Oxford University Press
Title: Abraham Sutzkever
Description:
Abraham Sutzkever (Yiddish: Avrom Sutskever; Hebrew: Avraham Sutskever) (b.
 1913–d.
 2010) was a titan of Yiddish literature.
Over the course of six decades, he published more than thirty volumes of poetry and prose.
He also edited the most important postwar Yiddish journal of arts and letters, Di goldene keyt, from 1949 to 1995.
From his youth in Vilna and Siberia to his later years in Tel Aviv, Sutzkever insistently posited the power of poetry to sustain life and culture.
His wartime experiences further marked the writer as both poet and hero.
During his incarceration in the Vilna Ghetto, he served as a member of the “Paper Brigade,” rescuing the cultural heritage of the Jewish community of the “Jerusalem of Lithuania.
” He also took up arms as a partisan fighter in the forests surrounding the city.
After the war, he testified in graphic detail at the Nuremberg Tribunals at the request of the Soviet Union.
A writer of wide-ranging interests—from the frozen tundra of Omsk to the cafés of Paris, from the cellars of the Vilna Ghetto to the shores of the Red Sea—Sutzkever continually exercised his neologistic skills, poeticizing his present life in conversation with the memories of his past and his cultural ambitions for the future.

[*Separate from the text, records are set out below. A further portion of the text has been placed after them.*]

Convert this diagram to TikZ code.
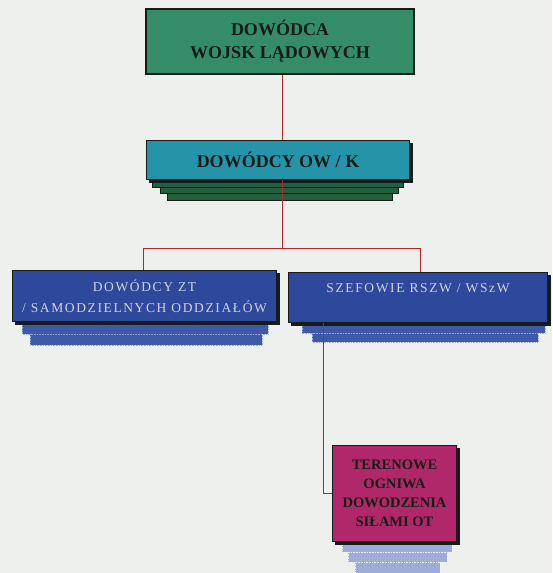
\documentclass[tikz,border=0pt]{standalone}
\usepackage{fontspec}
\setmainfont{Liberation Serif}
\newfontfamily\spacedfont[LetterSpace=12]{Liberation Serif}
\definecolor{bgc}{RGB}{238,240,237}
\definecolor{greenc}{RGB}{52,140,105}
\definecolor{tealc}{RGB}{38,148,168}
\definecolor{darkgreen}{RGB}{36,96,62}
\definecolor{bluec}{RGB}{46,72,156}
\definecolor{bluelayer}{RGB}{62,88,170}
\definecolor{pinkc}{RGB}{176,40,106}
\definecolor{periw}{RGB}{158,172,216}
\definecolor{linec}{RGB}{178,40,40}
\definecolor{inkc}{RGB}{22,28,26}
\definecolor{lighttext}{RGB}{208,212,228}
\tikzset{
  boxbase/.style={draw=inkc, rectangle, inner sep=0pt, align=center},
  greenbox/.style={boxbase, fill=greenc, line width=2.5pt, text=inkc, font=\bfseries\fontsize{18}{23}\selectfont},
  tealbox/.style={boxbase, fill=tealc, line width=1.6pt, text=inkc, font=\bfseries\fontsize{18}{22}\selectfont},
  bluebox/.style={boxbase, fill=bluec, line width=1.2pt, text=lighttext, font=\spacedfont\fontsize{13.5}{21}\selectfont},
  bluetext/.style={text=lighttext, font=\spacedfont\fontsize{13.5}{21}\selectfont, inner sep=0pt},
  pinkbox/.style={boxbase, fill=pinkc, line width=1.4pt, text=inkc, font=\bfseries\fontsize{14.5}{19}\selectfont},
  layergreen/.style={fill=darkgreen, draw=inkc, line width=0.9pt},
  layerblue/.style={fill=bluelayer, draw=periw, line width=0.6pt, densely dotted},
  layerperi/.style={fill=periw, draw=white!85!periw, line width=0.6pt, densely dotted},
  shadowc/.style={fill=inkc},
  conn/.style={draw=linec, line width=0.9pt}
}
\begin{document}
\begin{tikzpicture}[x=1pt,y=-1pt]
\fill[bgc] (0,0) rectangle (552,573);
\useasboundingbox (0,0) rectangle (552,573);

% layers behind boxes
\draw[layergreen] (152,178) rectangle (403,187);
\draw[layergreen] (160,187) rectangle (398,193);
\draw[layergreen] (167,193) rectangle (392,200);

\filldraw[layerblue] (22,322) rectangle (268,334);
\filldraw[layerblue] (30,334) rectangle (262,345);
\filldraw[layerblue] (302,323) rectangle (545,333);
\filldraw[layerblue] (312,333) rectangle (538,342);

\filldraw[layerperi] (342,542) rectangle (452,552);
\filldraw[layerperi] (348,552) rectangle (447,562);
\filldraw[layerperi] (355,562) rectangle (440,573);

% shadows
\fill[shadowc] (15,273) rectangle (280,325);
\fill[shadowc] (291,275) rectangle (551,326);
\fill[shadowc] (335,448) rectangle (460,545);
\fill[shadowc] (149,143) rectangle (413,183);

% boxes
\node[greenbox, minimum width=268pt, minimum height=65pt] (dwl) at (280,41.5)
  {DOWÓDCA\\WOJSK LĄDOWYCH};
\node[tealbox, minimum width=263pt, minimum height=39pt] (ow) at (278,160)
  {DOWÓDCY OW / K};
\node[bluebox, minimum width=264pt, minimum height=51pt] (zt) at (144.5,296)
  {DOWÓDCY ZT\\/ SAMODZIELNYCH ODDZIAŁÓW};
\node[bluebox, minimum width=259pt, minimum height=50pt] (rszw) at (418,297.5) {};
\node[bluetext] (rszwt) at (418,288) {SZEFOWIE RSZW / WSzW};
\node[pinkbox, minimum width=124pt, minimum height=96pt] (ot) at (394.5,493.5)
  {TERENOWE\\OGNIWA\\DOWODZENIA\\SIŁAMI OT};

% connectors
\coordinate (j) at (282,248);
\coordinate (jl) at (143,248);
\coordinate (jr) at (420,248);
\coordinate (rs) at (323,323);
\coordinate (rb) at (323,493.5);
\draw[conn] (dwl.south -| j) -- (ow.north -| j);
\draw[conn] (ow.south -| j) -- (j);
\draw[conn] (jl) -- (jr);
\draw[conn] (jl) -- (jl |- zt.north);
\draw[conn] (jr) -- (jr |- rszw.north);
\draw[conn] (rs) -- (rb) -- (ot.west);
\end{tikzpicture}
\end{document}
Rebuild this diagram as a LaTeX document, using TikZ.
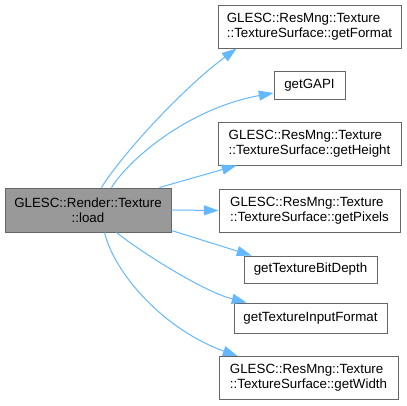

Some of his most prominent volumes include his first collection, Lider (Poems), published in Warsaw in 1937; his epic poem Sibir (Siberia), illustrated by Marc Chagall and published in Jerusalem in 1953; the series of experimental prose poems of memorialization, Griner akvaryum (Green Aquarium), published in Jerusalem in 1975; and one of his later volumes, Lider fun togbukh (Poems from a Diary), published in Tel Aviv in 1977.